DATA ENTRIES:

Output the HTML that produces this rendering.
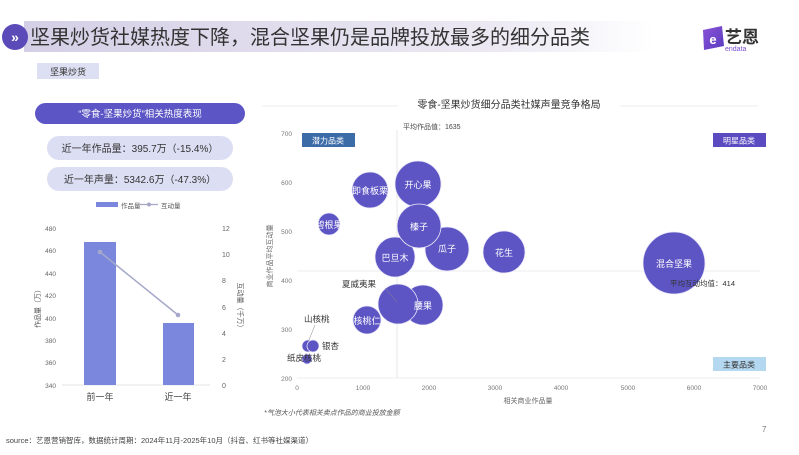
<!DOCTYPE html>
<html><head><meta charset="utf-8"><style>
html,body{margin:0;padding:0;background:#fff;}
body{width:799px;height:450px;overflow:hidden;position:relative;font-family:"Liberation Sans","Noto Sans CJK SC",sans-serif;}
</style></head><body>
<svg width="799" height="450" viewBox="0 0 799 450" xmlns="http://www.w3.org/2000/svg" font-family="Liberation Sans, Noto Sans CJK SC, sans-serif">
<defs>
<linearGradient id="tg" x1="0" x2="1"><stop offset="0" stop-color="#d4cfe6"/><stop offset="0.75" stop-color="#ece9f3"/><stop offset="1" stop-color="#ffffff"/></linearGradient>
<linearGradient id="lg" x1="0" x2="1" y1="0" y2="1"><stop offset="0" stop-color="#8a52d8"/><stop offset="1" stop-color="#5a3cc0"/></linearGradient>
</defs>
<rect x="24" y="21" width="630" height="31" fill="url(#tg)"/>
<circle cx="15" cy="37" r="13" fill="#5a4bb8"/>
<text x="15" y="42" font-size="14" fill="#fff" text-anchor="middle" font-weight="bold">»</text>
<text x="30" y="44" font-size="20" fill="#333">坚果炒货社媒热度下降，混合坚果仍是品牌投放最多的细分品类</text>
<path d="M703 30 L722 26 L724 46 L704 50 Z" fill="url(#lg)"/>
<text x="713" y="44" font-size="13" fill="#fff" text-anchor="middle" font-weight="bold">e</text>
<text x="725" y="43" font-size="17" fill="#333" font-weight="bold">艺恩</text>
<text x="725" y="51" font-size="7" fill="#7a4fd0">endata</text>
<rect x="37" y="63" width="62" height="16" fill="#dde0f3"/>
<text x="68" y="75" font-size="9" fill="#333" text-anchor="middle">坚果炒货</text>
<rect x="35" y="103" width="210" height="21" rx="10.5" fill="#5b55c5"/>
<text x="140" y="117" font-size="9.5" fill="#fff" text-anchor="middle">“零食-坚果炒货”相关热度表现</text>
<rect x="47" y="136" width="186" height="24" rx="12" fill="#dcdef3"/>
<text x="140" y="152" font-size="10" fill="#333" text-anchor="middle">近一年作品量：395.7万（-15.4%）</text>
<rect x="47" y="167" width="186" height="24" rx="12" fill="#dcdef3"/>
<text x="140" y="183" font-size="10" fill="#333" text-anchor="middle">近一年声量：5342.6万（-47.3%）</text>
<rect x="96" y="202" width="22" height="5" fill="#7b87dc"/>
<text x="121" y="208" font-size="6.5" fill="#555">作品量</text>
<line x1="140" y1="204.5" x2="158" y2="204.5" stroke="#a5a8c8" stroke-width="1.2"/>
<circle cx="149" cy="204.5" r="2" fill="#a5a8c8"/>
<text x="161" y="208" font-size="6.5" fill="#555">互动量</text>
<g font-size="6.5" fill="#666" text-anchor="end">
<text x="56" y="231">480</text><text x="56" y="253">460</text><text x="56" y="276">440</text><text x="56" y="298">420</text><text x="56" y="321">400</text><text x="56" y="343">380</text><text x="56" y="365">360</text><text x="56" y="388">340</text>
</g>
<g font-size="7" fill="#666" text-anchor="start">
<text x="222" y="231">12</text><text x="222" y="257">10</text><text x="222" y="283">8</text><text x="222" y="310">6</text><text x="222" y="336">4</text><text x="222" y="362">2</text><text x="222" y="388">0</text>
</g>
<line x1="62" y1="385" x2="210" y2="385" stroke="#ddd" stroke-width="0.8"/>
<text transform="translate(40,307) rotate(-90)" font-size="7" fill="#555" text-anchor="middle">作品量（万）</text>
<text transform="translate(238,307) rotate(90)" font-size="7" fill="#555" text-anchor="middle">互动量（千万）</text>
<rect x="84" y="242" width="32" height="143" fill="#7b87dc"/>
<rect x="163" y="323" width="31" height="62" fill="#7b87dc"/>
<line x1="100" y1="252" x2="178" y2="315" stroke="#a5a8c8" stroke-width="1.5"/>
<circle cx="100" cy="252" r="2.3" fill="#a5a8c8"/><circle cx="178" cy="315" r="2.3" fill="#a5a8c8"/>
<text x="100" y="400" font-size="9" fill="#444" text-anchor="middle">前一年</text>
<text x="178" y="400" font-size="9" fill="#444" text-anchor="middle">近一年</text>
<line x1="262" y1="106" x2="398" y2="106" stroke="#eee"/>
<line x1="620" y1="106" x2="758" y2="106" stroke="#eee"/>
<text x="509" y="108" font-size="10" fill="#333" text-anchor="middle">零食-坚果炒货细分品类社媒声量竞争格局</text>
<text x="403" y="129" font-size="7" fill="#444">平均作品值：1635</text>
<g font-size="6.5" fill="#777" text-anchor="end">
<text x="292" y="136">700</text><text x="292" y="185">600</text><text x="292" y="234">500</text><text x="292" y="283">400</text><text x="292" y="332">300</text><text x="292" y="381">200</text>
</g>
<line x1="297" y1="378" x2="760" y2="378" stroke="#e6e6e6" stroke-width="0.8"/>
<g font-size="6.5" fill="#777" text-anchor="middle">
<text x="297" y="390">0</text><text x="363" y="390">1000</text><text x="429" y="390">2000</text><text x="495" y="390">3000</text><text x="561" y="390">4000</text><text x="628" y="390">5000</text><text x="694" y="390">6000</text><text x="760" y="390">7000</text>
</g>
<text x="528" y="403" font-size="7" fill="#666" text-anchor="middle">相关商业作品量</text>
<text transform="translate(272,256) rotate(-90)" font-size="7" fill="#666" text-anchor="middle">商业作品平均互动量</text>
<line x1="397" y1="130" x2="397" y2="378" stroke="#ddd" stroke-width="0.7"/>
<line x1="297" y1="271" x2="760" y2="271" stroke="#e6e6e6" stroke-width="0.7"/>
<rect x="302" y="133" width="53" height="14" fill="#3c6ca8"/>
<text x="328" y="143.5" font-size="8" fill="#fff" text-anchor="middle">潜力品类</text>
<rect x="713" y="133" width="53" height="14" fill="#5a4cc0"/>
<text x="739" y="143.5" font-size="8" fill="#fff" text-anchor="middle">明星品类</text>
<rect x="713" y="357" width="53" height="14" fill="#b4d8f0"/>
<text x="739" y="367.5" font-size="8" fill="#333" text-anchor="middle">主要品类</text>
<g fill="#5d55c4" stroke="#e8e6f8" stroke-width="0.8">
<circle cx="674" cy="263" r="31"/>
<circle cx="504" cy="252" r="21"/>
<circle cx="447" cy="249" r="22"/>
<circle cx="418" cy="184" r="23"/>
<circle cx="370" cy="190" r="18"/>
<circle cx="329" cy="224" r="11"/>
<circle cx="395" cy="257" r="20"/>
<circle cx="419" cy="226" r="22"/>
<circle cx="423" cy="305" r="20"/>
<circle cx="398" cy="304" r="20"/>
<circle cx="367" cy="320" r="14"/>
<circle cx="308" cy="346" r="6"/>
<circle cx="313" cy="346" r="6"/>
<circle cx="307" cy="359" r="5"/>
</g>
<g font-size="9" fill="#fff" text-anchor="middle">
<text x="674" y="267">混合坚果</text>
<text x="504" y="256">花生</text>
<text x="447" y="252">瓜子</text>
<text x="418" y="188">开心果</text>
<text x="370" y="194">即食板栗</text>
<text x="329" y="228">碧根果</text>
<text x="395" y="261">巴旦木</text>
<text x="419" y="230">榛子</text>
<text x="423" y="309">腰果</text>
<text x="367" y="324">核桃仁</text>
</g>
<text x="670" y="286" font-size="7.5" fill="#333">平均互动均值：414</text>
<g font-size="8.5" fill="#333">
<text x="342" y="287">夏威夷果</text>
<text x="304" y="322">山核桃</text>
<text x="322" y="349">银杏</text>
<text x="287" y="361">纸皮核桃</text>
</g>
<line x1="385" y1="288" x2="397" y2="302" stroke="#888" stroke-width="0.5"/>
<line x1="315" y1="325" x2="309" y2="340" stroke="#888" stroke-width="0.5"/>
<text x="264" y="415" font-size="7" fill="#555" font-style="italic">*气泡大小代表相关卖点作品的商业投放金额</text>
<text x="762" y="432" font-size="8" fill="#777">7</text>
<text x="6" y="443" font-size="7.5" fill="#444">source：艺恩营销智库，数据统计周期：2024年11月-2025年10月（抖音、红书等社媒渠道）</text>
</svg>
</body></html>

==

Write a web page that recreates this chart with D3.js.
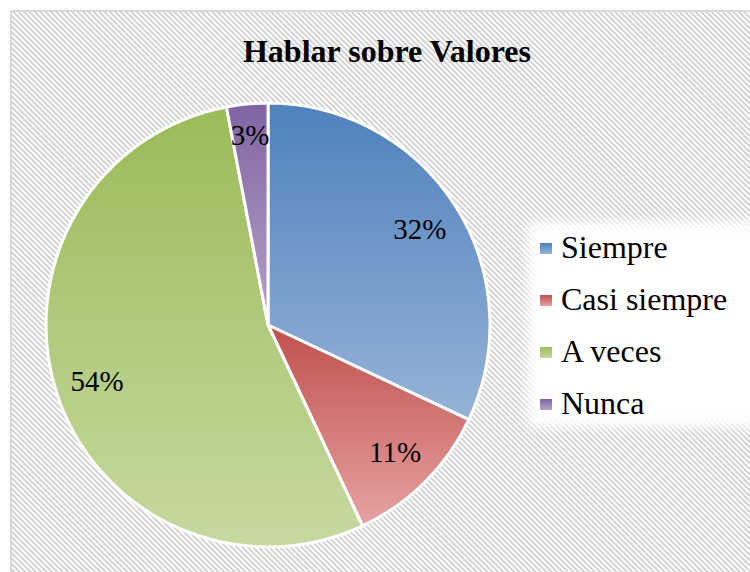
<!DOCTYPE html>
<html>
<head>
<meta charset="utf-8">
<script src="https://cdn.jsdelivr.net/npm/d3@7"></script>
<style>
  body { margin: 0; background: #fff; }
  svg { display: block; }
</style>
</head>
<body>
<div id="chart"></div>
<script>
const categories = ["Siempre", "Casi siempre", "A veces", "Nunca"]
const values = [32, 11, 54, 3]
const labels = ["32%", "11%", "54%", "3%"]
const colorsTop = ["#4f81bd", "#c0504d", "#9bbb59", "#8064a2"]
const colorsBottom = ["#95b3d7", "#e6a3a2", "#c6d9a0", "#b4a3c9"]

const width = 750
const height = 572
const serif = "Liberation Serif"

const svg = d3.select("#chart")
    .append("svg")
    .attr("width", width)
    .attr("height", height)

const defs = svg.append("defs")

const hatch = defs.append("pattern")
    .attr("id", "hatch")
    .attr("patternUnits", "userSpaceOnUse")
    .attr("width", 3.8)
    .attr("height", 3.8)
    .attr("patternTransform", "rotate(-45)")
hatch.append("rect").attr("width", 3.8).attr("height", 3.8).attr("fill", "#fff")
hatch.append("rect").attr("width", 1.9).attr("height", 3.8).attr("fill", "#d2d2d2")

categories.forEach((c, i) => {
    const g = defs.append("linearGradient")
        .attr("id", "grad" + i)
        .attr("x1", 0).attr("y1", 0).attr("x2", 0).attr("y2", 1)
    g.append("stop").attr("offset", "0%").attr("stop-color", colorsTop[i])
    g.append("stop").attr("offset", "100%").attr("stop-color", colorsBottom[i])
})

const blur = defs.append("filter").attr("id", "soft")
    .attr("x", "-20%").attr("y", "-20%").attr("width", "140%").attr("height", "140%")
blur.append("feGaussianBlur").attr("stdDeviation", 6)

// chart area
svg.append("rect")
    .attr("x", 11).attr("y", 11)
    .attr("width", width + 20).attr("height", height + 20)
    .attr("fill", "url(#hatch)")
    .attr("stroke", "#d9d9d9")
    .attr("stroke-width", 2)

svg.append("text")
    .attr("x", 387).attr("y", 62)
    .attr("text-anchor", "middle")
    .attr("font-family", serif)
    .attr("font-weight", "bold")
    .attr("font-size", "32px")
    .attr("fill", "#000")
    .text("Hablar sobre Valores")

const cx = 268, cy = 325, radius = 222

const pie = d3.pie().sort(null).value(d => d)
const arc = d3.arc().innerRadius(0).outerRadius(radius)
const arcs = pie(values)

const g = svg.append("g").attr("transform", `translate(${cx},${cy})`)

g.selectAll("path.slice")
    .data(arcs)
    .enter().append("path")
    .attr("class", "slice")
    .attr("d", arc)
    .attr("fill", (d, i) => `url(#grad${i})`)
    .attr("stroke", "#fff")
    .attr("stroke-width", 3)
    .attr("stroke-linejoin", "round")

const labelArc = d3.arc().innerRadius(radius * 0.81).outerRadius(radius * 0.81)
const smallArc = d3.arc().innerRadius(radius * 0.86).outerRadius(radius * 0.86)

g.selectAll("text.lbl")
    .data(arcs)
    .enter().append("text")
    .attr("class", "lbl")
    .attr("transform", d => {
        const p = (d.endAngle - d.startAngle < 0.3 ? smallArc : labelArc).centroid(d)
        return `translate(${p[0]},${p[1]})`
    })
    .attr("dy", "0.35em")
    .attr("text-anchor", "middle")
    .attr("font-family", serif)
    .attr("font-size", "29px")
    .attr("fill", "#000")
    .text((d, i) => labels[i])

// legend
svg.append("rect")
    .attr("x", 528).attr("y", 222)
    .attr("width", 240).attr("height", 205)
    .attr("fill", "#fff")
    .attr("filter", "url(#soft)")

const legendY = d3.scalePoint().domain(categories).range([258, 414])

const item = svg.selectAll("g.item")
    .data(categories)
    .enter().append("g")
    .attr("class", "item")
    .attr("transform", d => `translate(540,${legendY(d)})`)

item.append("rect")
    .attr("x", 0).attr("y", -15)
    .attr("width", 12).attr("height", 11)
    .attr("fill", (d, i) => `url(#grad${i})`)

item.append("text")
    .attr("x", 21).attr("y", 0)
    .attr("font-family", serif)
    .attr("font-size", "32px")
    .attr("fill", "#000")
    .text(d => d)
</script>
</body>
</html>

---

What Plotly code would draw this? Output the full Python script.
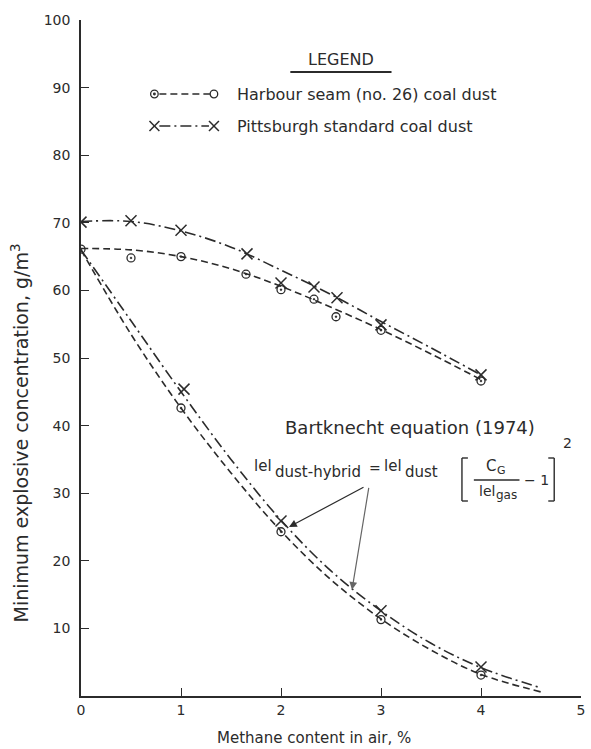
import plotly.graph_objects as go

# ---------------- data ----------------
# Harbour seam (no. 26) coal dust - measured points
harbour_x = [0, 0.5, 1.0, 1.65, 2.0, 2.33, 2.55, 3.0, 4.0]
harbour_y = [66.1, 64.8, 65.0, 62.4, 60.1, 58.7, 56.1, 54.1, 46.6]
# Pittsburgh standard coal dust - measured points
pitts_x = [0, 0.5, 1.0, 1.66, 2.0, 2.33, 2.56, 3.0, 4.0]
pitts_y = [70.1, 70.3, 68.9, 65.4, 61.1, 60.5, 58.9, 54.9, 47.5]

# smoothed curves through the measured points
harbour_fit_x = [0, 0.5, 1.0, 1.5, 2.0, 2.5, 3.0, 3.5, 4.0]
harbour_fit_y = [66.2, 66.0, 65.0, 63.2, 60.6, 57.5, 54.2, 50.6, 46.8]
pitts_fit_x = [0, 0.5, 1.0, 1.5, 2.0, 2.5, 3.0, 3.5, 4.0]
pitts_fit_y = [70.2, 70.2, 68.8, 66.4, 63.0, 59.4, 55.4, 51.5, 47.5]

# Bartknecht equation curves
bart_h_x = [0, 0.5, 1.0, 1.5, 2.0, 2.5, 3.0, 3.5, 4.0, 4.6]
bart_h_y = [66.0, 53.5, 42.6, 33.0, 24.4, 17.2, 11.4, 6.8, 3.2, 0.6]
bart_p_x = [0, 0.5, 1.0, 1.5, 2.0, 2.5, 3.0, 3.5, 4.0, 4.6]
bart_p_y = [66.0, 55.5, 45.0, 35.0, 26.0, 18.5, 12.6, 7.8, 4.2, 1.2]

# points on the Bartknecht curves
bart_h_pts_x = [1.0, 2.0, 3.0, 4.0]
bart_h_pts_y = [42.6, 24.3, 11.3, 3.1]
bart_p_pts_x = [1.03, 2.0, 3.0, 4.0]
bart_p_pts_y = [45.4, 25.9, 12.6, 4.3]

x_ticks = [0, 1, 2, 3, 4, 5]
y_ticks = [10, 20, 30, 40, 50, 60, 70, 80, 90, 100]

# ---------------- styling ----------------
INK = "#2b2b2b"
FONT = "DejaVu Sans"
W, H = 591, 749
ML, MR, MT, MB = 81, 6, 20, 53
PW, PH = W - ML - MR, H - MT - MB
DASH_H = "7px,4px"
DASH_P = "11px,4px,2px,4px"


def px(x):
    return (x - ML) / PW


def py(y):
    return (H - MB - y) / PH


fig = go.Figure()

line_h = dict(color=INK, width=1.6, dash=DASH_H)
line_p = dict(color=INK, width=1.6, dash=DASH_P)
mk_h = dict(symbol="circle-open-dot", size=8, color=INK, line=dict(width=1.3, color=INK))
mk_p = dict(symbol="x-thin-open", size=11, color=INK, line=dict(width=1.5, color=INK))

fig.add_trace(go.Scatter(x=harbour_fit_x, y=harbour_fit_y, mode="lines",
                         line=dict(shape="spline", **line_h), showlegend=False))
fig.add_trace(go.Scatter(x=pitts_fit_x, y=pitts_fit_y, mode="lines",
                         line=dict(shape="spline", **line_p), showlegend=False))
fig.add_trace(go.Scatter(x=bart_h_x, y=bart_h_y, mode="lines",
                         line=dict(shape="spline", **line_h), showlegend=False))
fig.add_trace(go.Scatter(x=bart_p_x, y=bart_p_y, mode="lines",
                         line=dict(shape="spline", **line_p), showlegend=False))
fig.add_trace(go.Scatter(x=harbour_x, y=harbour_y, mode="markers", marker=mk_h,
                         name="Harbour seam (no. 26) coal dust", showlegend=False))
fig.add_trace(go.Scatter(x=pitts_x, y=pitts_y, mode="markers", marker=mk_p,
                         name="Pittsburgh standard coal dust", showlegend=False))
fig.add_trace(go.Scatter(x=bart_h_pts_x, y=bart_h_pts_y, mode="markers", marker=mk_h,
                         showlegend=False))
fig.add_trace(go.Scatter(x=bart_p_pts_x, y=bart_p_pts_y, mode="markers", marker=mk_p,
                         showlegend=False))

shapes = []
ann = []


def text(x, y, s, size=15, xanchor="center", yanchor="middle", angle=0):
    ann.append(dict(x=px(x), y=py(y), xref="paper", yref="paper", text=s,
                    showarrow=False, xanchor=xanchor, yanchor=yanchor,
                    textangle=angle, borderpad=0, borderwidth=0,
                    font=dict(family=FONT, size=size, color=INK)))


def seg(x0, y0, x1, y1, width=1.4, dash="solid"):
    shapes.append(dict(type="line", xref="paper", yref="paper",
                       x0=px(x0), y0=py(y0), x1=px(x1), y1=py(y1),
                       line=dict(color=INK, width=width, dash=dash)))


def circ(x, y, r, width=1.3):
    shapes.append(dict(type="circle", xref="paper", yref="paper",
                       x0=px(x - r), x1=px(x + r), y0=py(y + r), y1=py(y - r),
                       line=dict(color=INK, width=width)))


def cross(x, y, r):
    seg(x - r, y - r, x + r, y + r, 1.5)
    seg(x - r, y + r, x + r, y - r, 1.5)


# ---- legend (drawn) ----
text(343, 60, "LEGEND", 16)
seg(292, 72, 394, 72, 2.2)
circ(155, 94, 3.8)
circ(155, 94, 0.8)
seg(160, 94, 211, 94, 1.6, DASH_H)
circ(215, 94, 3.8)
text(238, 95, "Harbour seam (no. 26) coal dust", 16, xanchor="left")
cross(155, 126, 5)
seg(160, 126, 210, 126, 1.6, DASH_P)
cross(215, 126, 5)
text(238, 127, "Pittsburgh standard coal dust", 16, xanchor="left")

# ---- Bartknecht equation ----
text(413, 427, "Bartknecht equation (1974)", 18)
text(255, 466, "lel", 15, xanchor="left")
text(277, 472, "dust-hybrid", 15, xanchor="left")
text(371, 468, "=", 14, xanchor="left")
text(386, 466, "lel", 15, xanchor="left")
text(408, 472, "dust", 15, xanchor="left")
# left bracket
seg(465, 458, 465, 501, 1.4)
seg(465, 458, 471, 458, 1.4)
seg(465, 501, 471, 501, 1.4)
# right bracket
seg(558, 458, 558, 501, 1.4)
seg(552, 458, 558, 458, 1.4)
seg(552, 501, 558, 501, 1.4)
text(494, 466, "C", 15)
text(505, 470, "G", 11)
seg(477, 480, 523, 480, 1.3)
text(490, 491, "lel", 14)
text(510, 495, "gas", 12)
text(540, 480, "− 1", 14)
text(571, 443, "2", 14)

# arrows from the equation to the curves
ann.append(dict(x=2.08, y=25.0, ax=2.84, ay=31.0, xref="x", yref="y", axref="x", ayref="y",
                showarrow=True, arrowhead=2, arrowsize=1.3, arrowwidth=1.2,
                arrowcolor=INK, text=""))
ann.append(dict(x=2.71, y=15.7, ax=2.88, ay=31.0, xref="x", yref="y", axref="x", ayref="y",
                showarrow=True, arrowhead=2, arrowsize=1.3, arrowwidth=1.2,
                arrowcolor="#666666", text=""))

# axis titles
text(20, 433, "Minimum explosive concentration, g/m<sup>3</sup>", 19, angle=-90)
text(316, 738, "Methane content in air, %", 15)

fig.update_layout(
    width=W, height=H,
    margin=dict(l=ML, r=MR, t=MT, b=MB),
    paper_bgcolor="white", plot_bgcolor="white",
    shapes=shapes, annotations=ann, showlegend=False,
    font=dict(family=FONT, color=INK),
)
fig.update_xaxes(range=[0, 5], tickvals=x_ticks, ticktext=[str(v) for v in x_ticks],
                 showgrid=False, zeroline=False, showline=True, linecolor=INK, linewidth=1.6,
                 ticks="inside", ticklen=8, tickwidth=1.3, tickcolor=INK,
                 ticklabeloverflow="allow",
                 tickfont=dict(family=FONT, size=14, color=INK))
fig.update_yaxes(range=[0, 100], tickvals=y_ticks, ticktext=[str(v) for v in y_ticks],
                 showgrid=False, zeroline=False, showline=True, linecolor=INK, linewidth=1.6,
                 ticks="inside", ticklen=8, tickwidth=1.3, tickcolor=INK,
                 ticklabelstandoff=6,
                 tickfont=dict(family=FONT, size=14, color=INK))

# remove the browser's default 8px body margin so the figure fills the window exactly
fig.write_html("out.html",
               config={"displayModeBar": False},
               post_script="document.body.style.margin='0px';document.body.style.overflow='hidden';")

GIVEN TASK: Go up to the line with "What Plotly code" and retype exactly from there through the line with "import plotly.graph_objects as go". Leave out pictures.

RESULT BELOW:
What Plotly code would draw this? Output the full Python script.
import plotly.graph_objects as go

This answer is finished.